537.3 Global unions, local power: Labor transnationalism from North America to the global south

Friday, August 3, 2012: 12:50 PM
Faculty of Economics, TBA
Jamie MCCALLUM , Sociology / Anthropology, Middlebury College, Middlebury, VT
This paper assesses the ways that workers cooperate across borders in transnational campaigns. The central findings reveal a paradox. Though global unionism is typically concerned with creating parity and universal standards across borders, I show that the local context can either undermine or empower the intentions of global actors, creating varied and uneven results. The question posed here is simple: How can global unions build local power?

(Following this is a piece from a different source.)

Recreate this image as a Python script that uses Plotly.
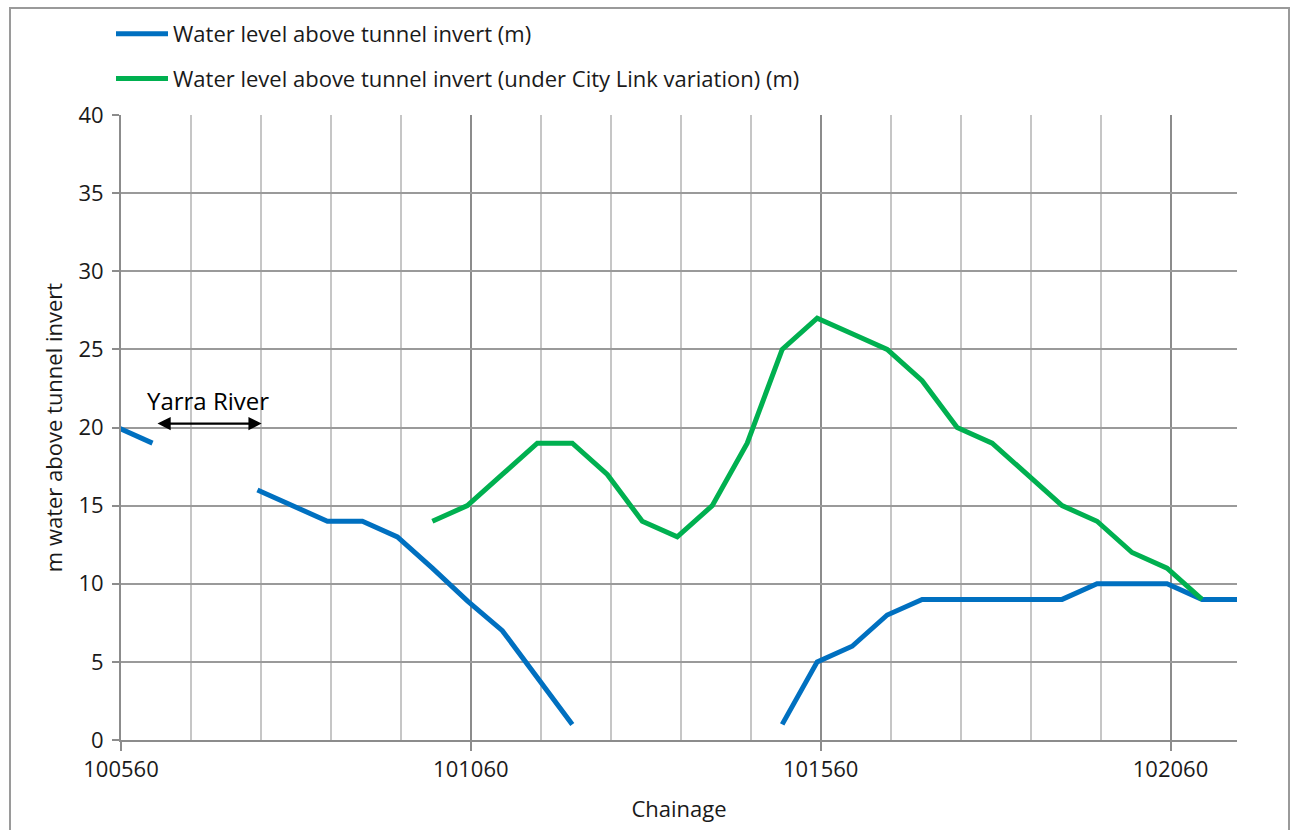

This research compares three international framework agreements (IFAs) in different national-industrial contexts: private security in South Africa, contract cleaning in India, and telecommunications in Brazil. Although IFAs are regularly viewed as static contracts with universal applicability, this study views them as instruments that local workers and unions can use in different ways depending on the local circumstances. In so doing, unlike the recent surge of interest in IFAs as a transnational mechanism, I focus here on the local as a bellwether for evaluating global unionism.  It compares outcomes of implementation among the different unions to understand how different local contexts effect the ability of global union federations to implement IFAs.  

The process of implementation promotes grassroots mobilization in South Africa; legal changes in India; socio-cultural transformations within the union in Brazil. The point is to re-direct our attention to the local arena of transnational unionism, still the place it matters most.